Will Russia Join OPEC Agreement on Oil Production Cuts?

After OPEC unexpectedly decided to cut their oil production during the unofficial summit in Algeria on September 29,2016, the international community started asking one and the same question, which is whether Russia is actually going to join the agreement. The thing is that Russia was one of the first advocates of this idea and urged every energy nation out there to make this crucial step for their mutual benefit based on higher oil prices and bigger profits from oil exports.

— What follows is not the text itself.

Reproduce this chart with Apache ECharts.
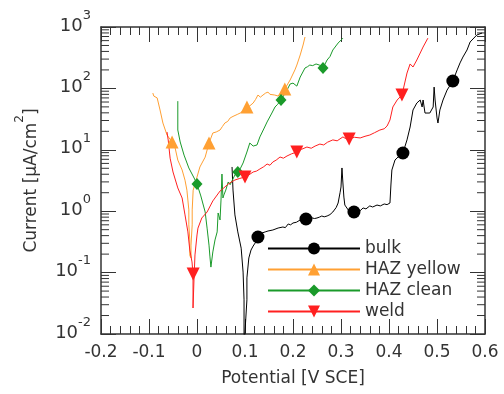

To be more specific, OPEC agreed to cut their oil production down to 32,5 million barrels a day. The agreement is expected to take effect in November 2016. So far, the details of the secret agreement are kept hidden. We don’t even know whether there are going to be some penalties applied to those who violate the agreement. If this agreement boils down only to some declarations, recommendations and intensions to cut the production quotas down to the mentioned level, we don’t have reasons to expect any serious impact made on the global market of crude oil. 
It turns out that OPEC members decided to go back the old practice of quoting their oil production. For those of you who don’t know, OPEC decided to abandon production quotas in December 2015. To be more specific, they decided to increase their production to 100% of the capacity and later make the quotas adjust to it.
At the same time, OPEC members violated the quotas continuously anyway, which leads us to believe that those quotas became useless. For example, OPEC’s oil production was at 32,44 million barrels a day in May 2016. There was no punishment for violating quotas, so OPEC nations started some kind of an oil production race. Everyone started producing as much oils as they wanted. They didn’t worry about the consequences for their fellow-members of the OPEC cartel.
Venezuela suffered most of all from low oil prices driven mainly by overproduction and oversupply.  The local Minister of Oil even warned OPEC that oil prices may crash all the way down to $20/b if OPEC fails to cut the oil production in the near future. Now it seems that the minister was eventually heard.
Now, OPEC nations seem to be ready to address other non-OPEC oil nations to do the same thing they did, i.e. to cut their oil production as well. Aleksander Novak, Russia’s representative was in Algeria as a participant of the International Economic Forum, but he wasn’t invited to the unofficial OPEC meeting since Russia is not an OPEC member. Apart from Russia, OPEC is going to urge other major and minor oil producers to join the agreement.

According to some representatives of the Russian energy sector, Russia is ready to join in and cut its oil production if needed. Moscow may well freeze and even cut its production by as much as 5%. He underlined that the top management of Russian oil companies already approved this step.